▶ **What you should do**: Please write out the lines of the data exactly, beginning with the first and ending with the line containing "60, 65, 70];"; leave the pictures behind.
----------
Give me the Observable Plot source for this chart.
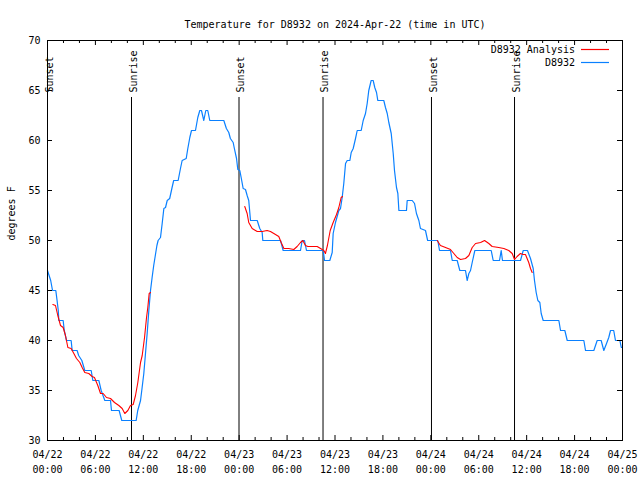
<!DOCTYPE html>
<html><head><meta charset="utf-8">
<script src="https://cdn.jsdelivr.net/npm/d3@7"></script>
<script src="https://cdn.jsdelivr.net/npm/@observablehq/plot@0.6"></script>
<style>body{margin:0;background:#fff}</style>
</head><body><div id="chart"></div>
<script>
const title = "Temperature for D8932 on 2024-Apr-22 (time in UTC)";
const yLabel = "degrees F";
const seriesNames = ["D8932 Analysis", "D8932"];
const seriesColors = ["#ff0000", "#0a80ff"];
const startUTC = Date.UTC(2024, 3, 22);
const endUTC = Date.UTC(2024, 3, 25);
const yTicks = [30, 35, 40, 45, 50, 55, 60, 65, 70];

// Observed D8932 (hours since 04/22 00:00 UTC, degrees F)
const obsHours = [0.0,0.2,0.4,0.63,1.04,1.2,1.35,1.42,1.96,2.1,2.38,2.96,3.09,3.71,3.9,4.3,4.67,5.47,5.68,6.43,6.72,7.18,7.89,8.01,8.97,9.3,11.1,11.3,11.65,11.85,12.06,12.27,12.48,12.69,12.9,13.1,13.3,13.5,13.7,13.85,14.15,14.36,14.57,14.78,14.99,15.3,15.6,15.8,16.36,16.65,16.86,17.37,17.57,17.82,18.03,18.53,18.82,19.07,19.28,19.57,19.82,20.07,20.32,22.08,22.4,22.7,22.9,23.25,23.4,23.67,23.83,24.08,24.25,24.5,24.79,25.0,25.2,25.42,26.26,26.58,26.88,26.96,29.18,29.51,31.68,31.89,32.18,32.43,34.52,34.69,35.35,35.65,35.77,36.06,36.48,36.69,36.9,37.1,37.32,37.53,37.86,38.03,38.28,38.57,38.78,39.28,39.53,39.82,40.03,40.23,40.53,40.78,40.98,41.2,41.36,42.11,42.32,42.54,42.74,43.04,43.29,43.45,43.7,43.87,44.0,44.95,45.04,45.67,45.96,46.2,46.5,46.7,47.33,47.6,48.87,49.09,50.46,50.68,51.3,51.63,52.34,52.55,52.76,52.97,53.18,53.51,55.56,55.81,56.6,56.81,56.97,59.23,59.57,60.1,60.48,60.82,60.98,61.19,61.4,61.65,61.82,62.07,64.03,64.24,64.78,65.08,67.16,67.37,68.41,68.83,69.33,69.66,70.0,70.28,70.5,70.9,71.12,71.67,71.85,72.0];
const obsTemps = [47,46.5,46,45,45,44,43,42,42,41,40,40,39,39,38.5,38,37,37,36,36,35,34,34,33,33,32,32,33,34,35.3,36.7,38.7,40.7,43,45,46.3,47.5,48.5,49.5,50,50.3,51.7,53.2,53.3,54,54.2,55.3,56,56,57.2,58,58.2,59.2,60.3,61,61,62.3,63,63,62,63,63,62,62,61.2,60.8,60.2,59.8,59.2,58.2,57.1,57,56.3,55.2,55.1,54.5,54,52,52,51.2,50.8,50,50,49,49,50,50,49,49,48,48,48.8,50.7,51.8,53,53.2,54.3,55.7,57.7,58,58,58.8,59.2,60.2,61,61,62,62.7,63.7,65,66,66,65.3,64.8,64,64,63.3,62.7,61.8,60.7,58.7,57,55.3,54.7,53,53,54,54,53.7,52.7,52,51.2,51,50,50,49,49,48,48,47,47,46,46.7,47,47.8,49,49,48,48,49,48,48,49,49,48.2,47.2,46,44.8,44,43.8,42.7,42,42,41,41,40,40,39,39,40,40,39,39.7,40.3,41,41,40,40,39.3,39.3];

// D8932 Analysis (NaN separates the three runs)
const anaHours = [0.67,1.0,1.29,1.63,1.96,2.25,2.55,2.96,3.3,3.63,4.05,4.34,4.67,5.17,5.59,5.88,6.3,6.64,6.97,7.39,7.89,8.39,8.93,9.35,9.68,10.06,10.39,10.73,11.02,11.31,11.65,11.86,12.15,12.4,12.56,12.73,12.9,
  NaN,
  24.7,25.0,25.2,25.63,26.26,26.88,27.5,27.92,28.34,28.96,29.26,29.6,30.2,30.84,31.26,31.68,31.97,32.3,32.6,33.77,34.19,34.6,34.8,35.05,35.4,35.77,36.19,36.48,36.77,36.94,
  NaN,
  48.8,49.2,49.84,50.46,50.88,51.3,51.72,52.34,52.76,53.18,53.6,54.23,54.73,55.26,55.68,56.5,57.14,57.76,58.19,58.48,58.8,59.22,59.55,59.85,60.26,60.48,60.69];
const anaTemps = [43.6,43.5,42.5,41.5,41.3,40.5,39.3,39.2,38.7,38.2,37.8,37.3,36.8,36.7,36.4,36.3,35.5,34.7,34.7,34.3,34.2,33.8,33.5,33.2,32.7,33,33.5,33.6,34.5,35.8,37.8,38.5,40.3,42.3,43.3,44.7,44.8,
  NaN,
  53.4,52.7,51.8,51.2,50.9,50.9,51,50.9,50.7,50.4,49.8,49.2,49.2,49.1,49.4,49.8,50,49.5,49.4,49.4,49.2,49,48.7,49.5,51,51.8,52.6,53.3,54.3,54.4,
  NaN,
  50,49.5,49.3,49.1,48.7,48.3,48.1,48.2,48.5,49.3,49.7,49.8,50,49.7,49.4,49.3,49.2,49,48.7,48.1,48.4,48.7,48.6,48.6,47.8,47.2,46.8];

// Sunrise / sunset events
const eventHours = [0, 10.52, 23.98, 34.5, 48.08, 58.48];
const eventNames = ["Sunset", "Sunrise", "Sunset", "Sunrise", "Sunset", "Sunrise"];

const toDate = h => new Date(startUTC + h * 3600e3);
const obs = obsHours.map((h, i) => ({t: toDate(h), v: obsTemps[i]}));
const ana = anaHours.map((h, i) => ({t: toDate(h), v: anaTemps[i]}));
const events = eventHours.map((h, i) => ({t: toDate(h), name: eventNames[i]}));
const start = new Date(startUTC), end = new Date(endUTC);
const xMajor = d3.utcHour.every(6).range(start, new Date(endUTC + 1));
const xMinor = d3.utcHour.every(2).range(start, new Date(endUTC + 1)).filter(d => d.getUTCHours() % 6 !== 0);

function legend(index, scales, values, dimensions) {
  const {width, marginRight, marginTop} = dimensions;
  const right = width - marginRight;
  const g = d3.create("svg:g");
  seriesNames.forEach((name, i) => {
    const y = marginTop + 9.5 + i * 13;
    g.append("text").attr("x", right - 47).attr("y", y).attr("dy", "0.32em")
      .attr("text-anchor", "end").attr("fill", "black").text(name);
    g.append("line").attr("x1", right - 41).attr("x2", right - 13)
      .attr("y1", y).attr("y2", y).attr("stroke", seriesColors[i]).attr("stroke-width", 1.2);
  });
  return g.node();
}

const chart = Plot.plot({
  width: 640, height: 480,
  marginTop: 40, marginBottom: 40, marginLeft: 47, marginRight: 18,
  style: {fontFamily: "'DejaVu Sans Mono', monospace", fontSize: "10px", background: "white", color: "black"},
  x: {type: "utc", domain: [start, end]},
  y: {domain: [30, 70]},
  marks: [
    Plot.ruleX(events, {x: "t", insetTop: 57, stroke: "black"}),
    Plot.text(events, {x: "t", text: "name", frameAnchor: "top", dy: 52, dx: -2, rotate: -90, textAnchor: "start", fill: "black"}),
    Plot.line(obs, {x: "t", y: "v", stroke: seriesColors[1], strokeWidth: 1.2}),
    Plot.line(ana, {x: "t", y: "v", stroke: seriesColors[0], strokeWidth: 1.1}),
    Plot.tickX(xMajor, {insetTop: 395, stroke: "black"}),
    Plot.tickX(xMajor, {insetBottom: 395, stroke: "black"}),
    Plot.tickX(xMinor, {insetTop: 397, stroke: "black"}),
    Plot.tickX(xMinor, {insetBottom: 397, stroke: "black"}),
    Plot.tickY(yTicks, {insetRight: 570, stroke: "black"}),
    Plot.tickY(yTicks, {insetLeft: 570, stroke: "black"}),
    Plot.axisX({ticks: xMajor, tickSize: 0, tickPadding: 7, tickFormat: d3.utcFormat("%m/%d\n%H:%M"), lineHeight: 1.5, label: null}),
    Plot.axisY({ticks: yTicks, tickSize: 0, tickPadding: 7, label: null}),
    Plot.text([yLabel], {frameAnchor: "left", dx: -36, rotate: -90, fill: "black"}),
    Plot.text([title], {frameAnchor: "top", dy: -20, fill: "black"}),
    legend,
    Plot.frame({stroke: "black"})
  ]
});
document.getElementById("chart").append(chart);
</script>
</body></html>
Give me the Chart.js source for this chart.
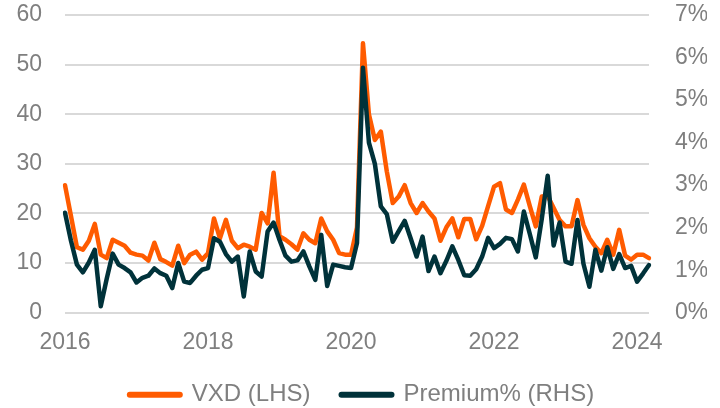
----------
▶ **Written solution**:
Give me the Observable Plot source for this chart.
<!DOCTYPE html>
<html><head><meta charset="utf-8">
<script src="https://cdn.jsdelivr.net/npm/d3@7"></script>
<script src="https://cdn.jsdelivr.net/npm/@observablehq/plot@0.6"></script>
<style>body{margin:0;background:#fff}</style>
</head><body><div id="chart"></div>
<script>
const title = "Temperature for D8932 on 2024-Apr-22 (time in UTC)";
const yLabel = "degrees F";
const seriesNames = ["D8932 Analysis", "D8932"];
const seriesColors = ["#ff0000", "#0a80ff"];
const startUTC = Date.UTC(2024, 3, 22);
const endUTC = Date.UTC(2024, 3, 25);
const yTicks = [30, 35, 40, 45, 50, 55, 60, 65, 70];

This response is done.